Turney and Pantel 2010 - From frequency to meaning: Vector space models of semantics
Notes for turney2010frequency
1. Word-Document Matrices
In a word-document matrix \(\mathbf{X}\), the rows correspond to words (or terms) and the columns correspond to documents. For term \(i\) and document \(j\), \(\mathbf{X}_{i,j}\) is the frequency of \(i\) in \(j\).
\(\mathbf{X}_{:j}\) characterizes a document and \(\mathbf{X}_{i}\) characterizes a word. The values in this matrix can be given a TF-IDF weighting.
1.1. Relation to Linguistic Theories
- Distributional hypothesis: words that occur in similar contexts will have similar meanings. Wittgenstein's language games are meant to show how word meaning arise from word use in context. Firth says that "you shall know a word by the company it keeps" (see Firth 1957 - A Synopsis of Linguistic Theory).
- Bag of Word hypothesis: Documents with similar word frequencies tend to be generated by the same topic.
2. Pair-pattern matrices
The rows corresponds to pairs of words like, "wood":"ax". The columns correspond to relation-templates such as \(X\) cuts \(Y\).
2.1. Relation to Linguistic theories
Latent Relation hypothesis: pairs of words that occur in the same patterns have the same semantic relations.
3. Summary
The above mentioned hypotheses can be subsumed under a "Statistical Semantics Hypothesis", which claims that semantics can be learned from statistical analysis of human word usage.
Using word-context is suited for attributional similarity, i.e. "do these two words have similar properties?". Pair-pattern is suited for measuring relational similarity, i.e. "do these two pairs ("cow":"moo" :: "dog":"bark") stand in the same relation to each other?"

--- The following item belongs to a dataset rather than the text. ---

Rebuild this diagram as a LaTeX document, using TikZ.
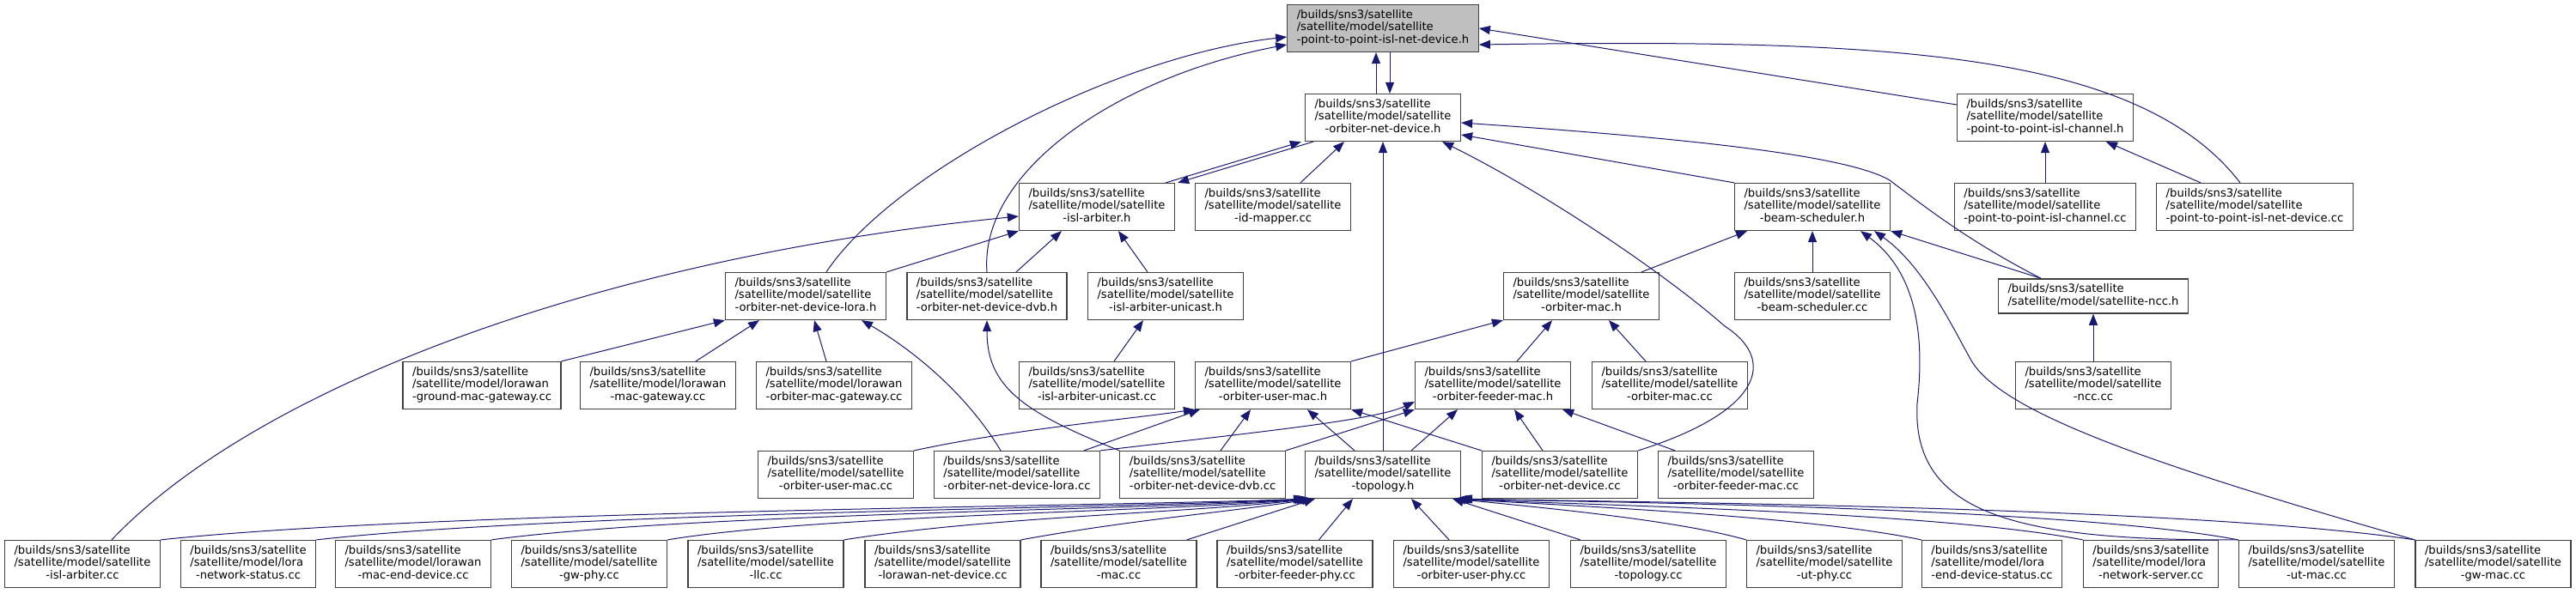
\documentclass[tikz,border=0pt]{standalone}
\usepackage{fontspec}
\setmainfont{DejaVu Sans}
\usetikzlibrary{arrows.meta}
\definecolor{edgeblue}{RGB}{25,25,112}
\newcommand{\fl}[2]{\begin{tabular}{@{}l@{}}/builds/sns3/satellite\\#1\\\multicolumn{1}{@{}c@{}}{#2}\end{tabular}}
\newcommand{\sat}{/satellite/model/satellite}

\begin{document}
\begin{tikzpicture}[x=0.5pt,y=-0.5pt,
		box/.style={draw=black!75, line width=0.65pt, fill=white, inner xsep=5.5pt, inner ysep=2.7pt, font=\fontsize{6.575pt}{7.35pt}\selectfont},
		mainbox/.style={box, fill=black!25},
		incl/.style={draw=edgeblue, line width=0.5pt, -{Triangle[length=6.5pt,width=5pt]}}]
				\useasboundingbox (0,0) rectangle (2999,691);
				\node[mainbox] (p2pndh) at (1610,33) {\fl{\sat}{-point-to-point-isl-net-device.h}};
				\node[box] (ondh) at (1610,137) {\fl{\sat}{-orbiter-net-device.h}};
				\node[box] (p2pchh) at (2381,137) {\fl{\sat}{-point-to-point-isl-channel.h}};
				\node[box] (islh) at (1277,241) {\fl{\sat}{-isl-arbiter.h}};
				\node[box] (idmapcc) at (1482,241) {\fl{\sat}{-id-mapper.cc}};
				\node[box] (bsh) at (2110,241) {\fl{\sat}{-beam-scheduler.h}};
				\node[box] (p2pchcc) at (2381,241) {\fl{\sat}{-point-to-point-isl-channel.cc}};
				\node[box] (p2pndcc) at (2625,241) {\fl{\sat}{-point-to-point-isl-net-device.cc}};
				\node[box] (lorah) at (938,345) {\fl{\sat}{-orbiter-net-device-lora.h}};
				\node[box] (dvbh) at (1149,345) {\fl{\sat}{-orbiter-net-device-dvb.h}};
				\node[box] (unih) at (1357,345) {\fl{\sat}{-isl-arbiter-unicast.h}};
				\node[box] (orbmach) at (1841,345) {\fl{\sat}{-orbiter-mac.h}};
				\node[box] (bscc) at (2110,345) {\fl{\sat}{-beam-scheduler.cc}};
				\node[box] (ncch) at (2437,345) {\begin{tabular}{@{}l@{}}/builds/sns3/satellite\\/satellite/model/satellite-ncc.h\end{tabular}};
				\node[box] (groundgwcc) at (561,449) {\fl{/satellite/model/lorawan}{-ground-mac-gateway.cc}};
				\node[box] (macgwcc) at (766,449) {\fl{/satellite/model/lorawan}{-mac-gateway.cc}};
				\node[box] (orbgwcc) at (971,449) {\fl{/satellite/model/lorawan}{-orbiter-mac-gateway.cc}};
				\node[box] (unicc) at (1277,449) {\fl{\sat}{-isl-arbiter-unicast.cc}};
				\node[box] (usermach) at (1482,449) {\fl{\sat}{-orbiter-user-mac.h}};
				\node[box] (feedermach) at (1738,449) {\fl{\sat}{-orbiter-feeder-mac.h}};
				\node[box] (orbmaccc) at (1944,449) {\fl{\sat}{-orbiter-mac.cc}};
				\node[box] (ncccc) at (2437,449) {\fl{\sat}{-ncc.cc}};
				\node[box] (usermaccc) at (973,553) {\fl{\sat}{-orbiter-user-mac.cc}};
				\node[box] (loracc) at (1184,553) {\fl{\sat}{-orbiter-net-device-lora.cc}};
				\node[box] (dvbcc) at (1400,553) {\fl{\sat}{-orbiter-net-device-dvb.cc}};
				\node[box] (topoh) at (1610,553) {\fl{\sat}{-topology.h}};
				\node[box] (ondcc) at (1816,553) {\fl{\sat}{-orbiter-net-device.cc}};
				\node[box] (feedermaccc) at (2021,553) {\fl{\sat}{-orbiter-feeder-mac.cc}};
				\node[box] (islcc) at (96,657) {\fl{\sat}{-isl-arbiter.cc}};
				\node[box] (loranscc) at (289,657) {\fl{/satellite/model/lora}{-network-status.cc}};
				\node[box] (lmedcc) at (481,657) {\fl{/satellite/model/lorawan}{-mac-end-device.cc}};
				\node[box] (gwphycc) at (686,657) {\fl{\sat}{-gw-phy.cc}};
				\node[box] (llccc) at (891.5,657) {\fl{\sat}{-llc.cc}};
				\node[box] (lndcc) at (1097.5,657) {\fl{\sat}{-lorawan-net-device.cc}};
				\node[box] (maccc) at (1302.5,657) {\fl{\sat}{-mac.cc}};
				\node[box] (ofphycc) at (1507.5,657) {\fl{\sat}{-orbiter-feeder-phy.cc}};
				\node[box] (ouphycc) at (1713,657) {\fl{\sat}{-orbiter-user-phy.cc}};
				\node[box] (topocc) at (1919,657) {\fl{\sat}{-topology.cc}};
				\node[box] (utphycc) at (2124,657) {\fl{\sat}{-ut-phy.cc}};
				\node[box] (ledscc) at (2319,657) {\fl{/satellite/model/lora}{-end-device-status.cc}};
				\node[box] (lnsrvcc) at (2504,657) {\fl{/satellite/model/lora}{-network-server.cc}};
				\node[box] (utmaccc) at (2697,657) {\fl{\sat}{-ut-mac.cc}};
				\node[box] (gwmaccc) at (2902.5,657) {\fl{\sat}{-gw-mac.cc}};
				\draw[incl] ([xshift=-4pt]ondh.north) -- ([xshift=-4pt]p2pndh.south);
				\draw[incl] ([xshift=4pt]p2pndh.south) -- ([xshift=4pt]ondh.north);
				\draw[incl] ([xshift=12pt]lorah.north) .. controls (1040,200) and (1300,65) .. ([yshift=-5pt]p2pndh.west);
				\draw[incl] (dvbh.north) .. controls (1140,200) and (1300,90) .. ([yshift=-9.5pt]p2pndh.west);
				\draw[incl] ([yshift=7.5pt]p2pchh.west) -- (p2pndh.east);
				\draw[incl] ([xshift=-8.5pt]p2pndcc.north) .. controls (2490,60) and (2200,45) .. ([yshift=-9.5pt]p2pndh.east);
				\draw[incl] ([xshift=-5.5pt]islh.north east) -- ([xshift=-2pt]ondh.south west);
				\draw[incl] ([xshift=5pt]ondh.south west) -- ([xshift=1.5pt]islh.north east);
				\draw[incl] ([xshift=16pt]idmapcc.north) -- ([xshift=-22.5pt]ondh.south);
				\draw[incl] (topoh.north) -- (ondh.south);
				\draw[incl] (ondcc.north east) .. controls (2050,480) and (2070,420) .. (2008,380) .. controls (1940,320) and (1800,225) .. ([xshift=-11pt]ondh.south east);
				\draw[incl] (bsh.north west) -- ([yshift=-10pt]ondh.east);
				\draw[incl] ([xshift=-30.5pt]ncch.north) .. controls (2290,280) and (2240,240) .. (2200,210) .. controls (2150,180) and (1950,160) .. ([yshift=-3pt]ondh.east);
				\draw[incl] ([xshift=17pt]islcc.north) .. controls (300,450) and (700,300) .. ([yshift=-5.5pt]islh.west);
				\draw[incl] (lorah.north east) -- (islh.south west);
				\draw[incl] ([xshift=17pt]dvbh.north) -- ([xshift=-20.5pt]islh.south);
				\draw[incl] ([xshift=-10.5pt]unih.north) -- ([xshift=12.5pt]islh.south);
				\draw[incl] (groundgwcc.north east) -- (lorah.south west);
				\draw[incl] ([xshift=22pt]macgwcc.north) -- ([xshift=-27pt]lorah.south);
				\draw[incl] ([xshift=-4.5pt]orbgwcc.north) -- ([xshift=5pt]lorah.south);
				\draw[incl] ([xshift=-9.5pt]loracc.north) .. controls (1120,450) and (1050,400) .. ([xshift=32.5pt]lorah.south);
				\draw[incl] (dvbcc.north west) .. controls (1190,480) and (1149,450) .. (dvbh.south);
				\draw[incl] ([xshift=10pt]unicc.north) -- ([xshift=-13pt]unih.south);
				\draw[incl] ([xshift=35pt]orbmach.north) -- ([xshift=-38pt]bsh.south);
				\draw[incl] (bscc.north) -- (bsh.south);
				\draw[incl] (utmaccc.north west) .. controls (2350,630) and (2225,600) .. (2232,470) .. controls (2240,400) and (2235,320) .. ([xshift=28pt]bsh.south);
				\draw[incl] (gwmaccc.north west) .. controls (2500,540) and (2330,480) .. (2295,420) .. controls (2275,385) and (2240,310) .. ([xshift=36pt]bsh.south);
				\draw[incl] ([xshift=-30.5pt]ncch.north) -- (bsh.south east);
				\draw[incl] (ncccc.north) -- (ncch.south);
				\draw[incl] (p2pchcc.north) -- (p2pchh.south);
				\draw[incl] ([xshift=-31.5pt]p2pndcc.north) -- ([xshift=35.5pt]p2pchh.south);
				\draw[incl] (usermach.north east) -- (orbmach.south west);
				\draw[incl] ([xshift=14pt]feedermach.north) -- ([xshift=-17pt]orbmach.south);
				\draw[incl] ([xshift=-14pt]orbmaccc.north) -- ([xshift=16pt]orbmach.south);
				\draw[incl] (usermaccc.north east) .. controls (1180,500) and (1300,490) .. (usermach.south west);
				\draw[incl] ([xshift=39pt]loracc.north) -- ([xshift=3pt]usermach.south west);
				\draw[incl] ([xshift=10.5pt]dvbcc.north) -- ([xshift=-13pt]usermach.south);
				\draw[incl] ([xshift=-16.5pt]topoh.north) -- ([xshift=20pt]usermach.south);
				\draw[incl] (ondcc.north west) -- (usermach.south east);
				\draw[incl] (loracc.north east) .. controls (1450,505) and (1600,490) .. ([yshift=-9.5pt]feedermach.west);
				\draw[incl] (dvbcc.north east) -- (feedermach.south west);
				\draw[incl] ([xshift=16.5pt]topoh.north) -- ([xshift=-20.5pt]feedermach.south);
				\draw[incl] ([xshift=-10pt]ondcc.north) -- ([xshift=12.5pt]feedermach.south);
				\draw[incl] ([xshift=-35.5pt]feedermaccc.north) -- ([xshift=-5pt]feedermach.south east);
				\draw[incl] (islcc.north east) .. controls (500,595) and (1300,590) .. (topoh.south west);
				\draw[incl] (loranscc.north east) .. controls (650,597) and (1320,592) .. ([xshift=1pt]topoh.south west);
				\draw[incl] (lmedcc.north east) .. controls (800,598) and (1340,594) .. ([xshift=2pt]topoh.south west);
				\draw[incl] (gwphycc.north east) .. controls (950,600) and (1360,596) .. ([xshift=3pt]topoh.south west);
				\draw[incl] (llccc.north east) .. controls (1150,602) and (1380,598) .. ([xshift=4pt]topoh.south west);
				\draw[incl] (lndcc.north east) .. controls (1320,605) and (1420,598) .. ([xshift=5pt]topoh.south west);
				\draw[incl] ([xshift=-6pt]maccc.north east) -- ([xshift=6pt]topoh.south west);
				\draw[incl] ([xshift=14pt]ofphycc.north) -- ([xshift=-17.5pt]topoh.south);
				\draw[incl] ([xshift=-13pt]ouphycc.north) -- ([xshift=16.5pt]topoh.south);
				\draw[incl] ([xshift=6pt]topocc.north west) -- ([xshift=-5pt]topoh.south east);
				\draw[incl] (utphycc.north west) .. controls (1950,605) and (1780,590) .. ([xshift=-4pt]topoh.south east);
				\draw[incl] (ledscc.north west) .. controls (2100,600) and (1800,588) .. ([xshift=-3pt]topoh.south east);
				\draw[incl] (lnsrvcc.north west) .. controls (2250,595) and (1820,588) .. ([xshift=-2pt]topoh.south east);
				\draw[incl] (utmaccc.north west) .. controls (2400,590) and (1850,585) .. ([xshift=-1pt]topoh.south east);
				\draw[incl] (gwmaccc.north west) .. controls (2550,590) and (1900,585) .. (topoh.south east);
			\end{tikzpicture}
\end{document}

Relational similarity can include:
- synonyms
- antonyms
- functionally related
- meronyms (see Synecdoche vs Metonymy)
- hypernym (a car is a vehicle)
Words are syntagmatic associates when they appear together (bee and honey). They are paradigmatic parallels when they appear in similar contexts (doctor and nurse).
4. Text processing considerations
- Tokenization: how to deal with multi-word terms, punctuation, stop words (words with low information content)
- Normalization: upper/lower case, stemming